By Edward McIntyre
Thanksgiving 2015: Mary Lehman, appellate specialist, saw images of Syrian refugees arrivingby boat on Greek shores, homeless, cold, fleeing war and deadly reprisals. Young parents tossed their baby over a razor-wire fence to a volunteer to get the child out of the cold.
Mary, an EMT since college, grabbed her medical backpack, rushed to Greece, and volunteered as a medic on the beaches. The Red Cross hadn’t yet arrived, nor had Doctors Without Borders. Instead, individuals raced to help the 5,000 refugees arriving each day.
“It was super intense. Life changing. I showed up alone. But I knew I had to do it. The only cure? Keep doing it.”
She did. Three times. Twice as a medic and the third time as a lawyer. She’d met a legal support group while working as a medic. Returning as a lawyer, she learned a bit of asylum law and went to the island of Leros, taking a refugee with her to translate. The only lawyer, she started serving Syrian refugees. Mornings, she worked out of a small café; afternoons, from tables and chairs under a eucalyptus tree. She explained basic asylum law; for those who couldn’t read, she drew pictures.
With early aspirations of becoming a doctor, Mary first became an EMT. Shifting to law school and pursuing her career as an appellate lawyer, she remained an EMT. The first woman “hot shot” — medic on a fire crew — she’s still a medic on the Mammoth ski patrol. She’s volunteered as a medic in the Philippines and in Puerto Rico after a hurricane.
Thanksgiving 2018: When an early caravan traveled from Central America through Mexico seeking asylum in the United States, Mary, who speaks Spanish, crossed another frontier — to Tijuana. She hung out a sign with a red cross and “free medical care” and got started.
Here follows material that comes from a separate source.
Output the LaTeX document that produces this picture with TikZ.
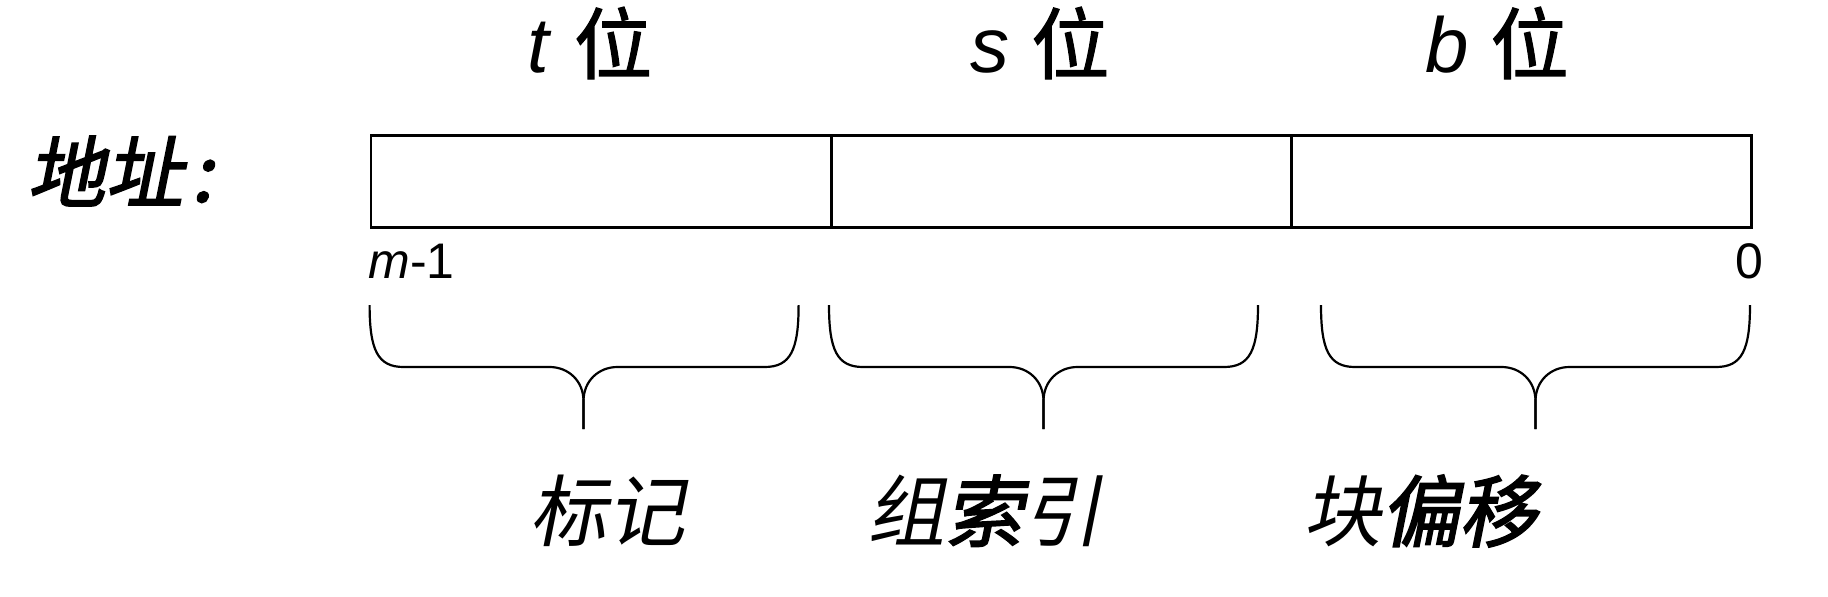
\documentclass[tikz,border=0pt]{standalone}
\usepackage{fontspec}
\setmainfont{Liberation Sans}
\newfontfamily\cjk[FakeBold=1.5]{Noto Sans CJK SC}
\newfontfamily\cjksl[FakeSlant=0.2]{Noto Sans CJK SC}
\newfontfamily\cjkslbold[FakeSlant=0.2,FakeBold=2.2]{Noto Sans CJK SC}
\newcommand\curlyb[3]{%
  \draw[bracestroke] (#1,305) .. controls (#1,350) and (#1+8,367) .. (#1+34,367)
     -- (#3-34,367) .. controls (#3-15,367) and (#3,381) .. (#3,401) -- (#3,429);
  \draw[bracestroke] (#2,305) .. controls (#2,350) and (#2-8,367) .. (#2-34,367)
     -- (#3+34,367) .. controls (#3+15,367) and (#3,381) .. (#3,401) -- (#3,429);
}
\begin{document}
\begin{tikzpicture}[x=0.5pt,y=-0.5pt,
  cell/.style={draw, line width=1.3pt, minimum width=230pt, minimum height=46pt,
    inner sep=0pt, anchor=north west},
  bracestroke/.style={line width=1.1pt, line cap=butt, line join=round},
  toplbl/.style={inner sep=0pt, font=\fontsize{39}{44}\selectfont},
  botlbl/.style={inner sep=0pt, font=\fontsize{39}{44}\selectfont\cjksl},
  sidelbl/.style={inner sep=0pt, font=\fontsize{39}{44}\selectfont\cjkslbold},
  bitlbl/.style={inner sep=0pt, font=\fontsize{25}{28}\selectfont}]
\useasboundingbox (0,0) rectangle (1828,596);
\fill[white] (0,0) rectangle (1828,596);
% address fields
\node[cell] (c1) at (369.6,134) {};
\node[cell] (c2) at (830,134) {};
\node[cell] (c3) at (1290,134) {};
% top labels
\node[toplbl] (tt) at (590,43) {\textit{t} {\cjk 位}};
\node[toplbl] (ts) at (1040,43) {\textit{s} {\cjk 位}};
\node[toplbl] (tb) at (1497,43) {\textit{b} {\cjk 位}};
% side label
\node[sidelbl] (addr) at (120,171) {地址\hspace{4pt}:};
% bit numbers
\node[bitlbl, anchor=base west] (m1) at (368,278) {\textit{m}-1};
\node[bitlbl, anchor=base] (z0) at (1749,278) {0};
% braces
\curlyb{369.6}{798.6}{583.5}
\curlyb{829}{1258}{1043.5}
\curlyb{1321}{1750}{1535.5}
% bottom labels
\node[botlbl] (l1) at (607,511) {标记};
\node[botlbl] (l2) at (984,511) {组{\cjkslbold 索}引};
\node[botlbl] (l3) at (1420,511) {块{\cjkslbold 偏移}};
\end{tikzpicture}
\end{document}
At the same location was a table giving out asylum information.
McAllen, Texas 2018: Mary saw reports of asylum-seekers being dumped onto the streets of that border town — children with fevers because of the flu. She called a retired pediatrician in Chicago, whom she’d met volunteering in Greece, and told him they had to get to McAllen. By the next day, they did. They started providing medical care, mostly out of a small Catholic Charities clinic.
“It was traumatic. The kids were being kept in ‘the icebox.’ One was so sick with flu, we had to rush him to the hospital. Kids were dying of flu.”
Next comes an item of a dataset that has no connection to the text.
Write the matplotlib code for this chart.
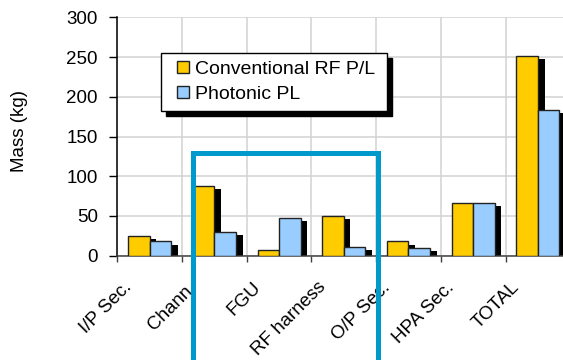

Then Mary volunteered as a lawyer to interview parents in custody because only lawyers were allowed access.
Thanksgiving 2019: Back across the U.S.-Mexico border, this time to give asylum handouts to victims seeking refuge in the United States. Then, she volunteered with Al Otro Lado, helping asylum-seekers with applications. When U.S.-based lawyers representing asylum-seekers pro bono needed a lawyer to make Immigration Court appearances, Mary offered.
“I was right there. I didn’t know you had to be admitted before the Immigration Court. The clerk was nice. He admitted me the same day I showed up.”
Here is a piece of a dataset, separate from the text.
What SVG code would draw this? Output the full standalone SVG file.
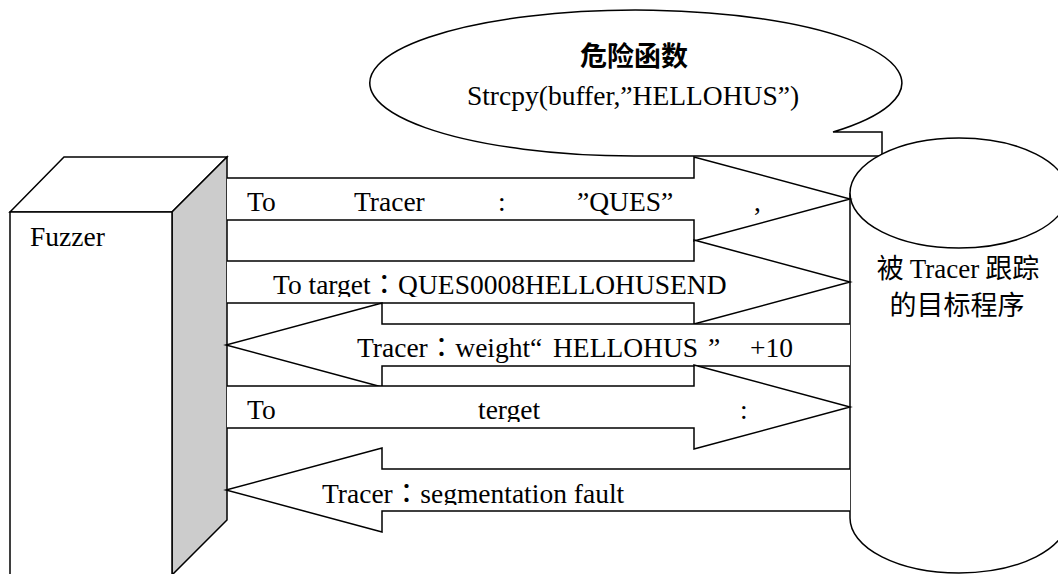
<svg xmlns="http://www.w3.org/2000/svg" width="1058" height="574" viewBox="0 0 1058 574">
  <style>
    .ln { fill: #fff; stroke: #000; stroke-width: 1.5; stroke-linejoin: miter; }
    .side { fill: #ccc; stroke: #000; stroke-width: 1.5; }
    .lat { font-family: "Liberation Serif", "Times New Roman", serif; font-size: 27.5px; fill: #000; }
    .fw { font-family: "Noto Sans CJK TC", sans-serif; }
    .cjk { font-family: "Noto Sans CJK SC", sans-serif; font-size: 27px; fill: #000; }
    .hd { font-family: "Noto Sans CJK SC", sans-serif; font-size: 27px; font-weight: bold; fill: #000; }
    .mid { text-anchor: middle; }
    .end { text-anchor: end; }
  </style>
  <defs>
    <!-- text boxes inside the arrow shafts clip descenders -->
    <clipPath id="clipA2"><rect x="227" y="262" width="620" height="35"/></clipPath>
    <clipPath id="clipA4"><rect x="227" y="387" width="620" height="35"/></clipPath>
    <clipPath id="clipA5"><rect x="227" y="470" width="620" height="35"/></clipPath>
  </defs>
  <rect width="1058" height="574" fill="#fff"/>

  <!-- Fuzzer block -->
  <g id="fuzzer">
    <polygon class="ln" points="10,212 64,157 227,157 172,212"/>
    <polygon class="side" points="172,212 227,157 227,520 172,575"/>
    <polyline class="ln" points="10,580 10,212 172,212 172,580"/>
    <text class="lat" x="30" y="246">Fuzzer</text>
  </g>

  <!-- speech bubble -->
  <g id="callout">
    <path class="ln" d="M833,132 A266,73 0 1 0 634,156 L882,156 L882,132 Z"/>
    <text class="hd mid" x="634" y="66">危险函数</text>
    <text class="lat mid" x="633" y="105">Strcpy(buffer,”HELLOHUS”)</text>
  </g>

  <!-- traced target program -->
  <g id="target">
    <path class="ln" d="M850,193 V518 A109,55 0 0 0 1068,518 V193"/>
    <ellipse class="ln" cx="959" cy="193" rx="109" ry="55"/>
    <text class="cjk mid" x="958" y="278">被 <tspan class="lat" style="font-size:27px">Tracer</tspan> 跟踪</text>
    <text class="cjk mid" x="957" y="315">的目标程序</text>
  </g>

  <!-- message arrows -->
  <g id="connectors">
    <path class="ln" d="M227,178 H694 V157 L850,199 L694,241 V220 H227"/>
    <path class="ln" d="M227,261 H694 V240 L850,282 L694,324 V303 H227"/>
    <path class="ln" d="M850,324 H382 V303 L226,345 L382,387 V366 H850"/>
    <path class="ln" d="M227,386 H694 V365 L850,407 L694,449 V428 H227"/>
    <path class="ln" d="M850,469 H382 V448 L226,490 L382,532 V511 H850"/>

    <g id="label-1">
      <text class="lat" x="247" y="211">To</text>
      <text class="lat" x="354" y="211">Tracer</text>
      <text class="lat" x="498" y="211">:</text>
      <text class="lat" x="577" y="211">”QUES”</text>
      <text class="lat" x="754" y="211">,</text>
    </g>
    <g id="label-2" clip-path="url(#clipA2)">
      <text class="lat" x="273" y="294">To target<tspan class="fw">：</tspan>QUES0008HELLOHUSEND</text>
    </g>
    <g id="label-3">
      <text class="lat" x="357" y="357">Tracer<tspan class="fw">：</tspan>weight“</text>
      <text class="lat" x="553" y="357">HELLOHUS</text>
      <text class="lat" x="708" y="357">”</text>
      <text class="lat end" x="793" y="357">+10</text>
    </g>
    <g id="label-4" clip-path="url(#clipA4)">
      <text class="lat" x="247" y="419">To</text>
      <text class="lat" x="478" y="419">terget</text>
      <text class="lat" x="740" y="419">:</text>
    </g>
    <g id="label-5" clip-path="url(#clipA5)">
      <text class="lat" x="322" y="503">Tracer<tspan class="fw">：</tspan>segmentation fault</text>
    </g>
  </g>
</svg>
That led to representing parents caught up in the family separation nightmare — giving up asylum claims thinking they’d be reunited with their children but weren’t.
“Asylum work is tough. Stressful. You hear the most traumatic stories. Women, children even, raped. I’m grateful to have the skills — to listen, to learn — to use them to be able to help society. It’s happening in our backyard. You come face-to-face with such suffering. You’ve just got to do it. I’m a better listener for it. It’s been a good journey for me.”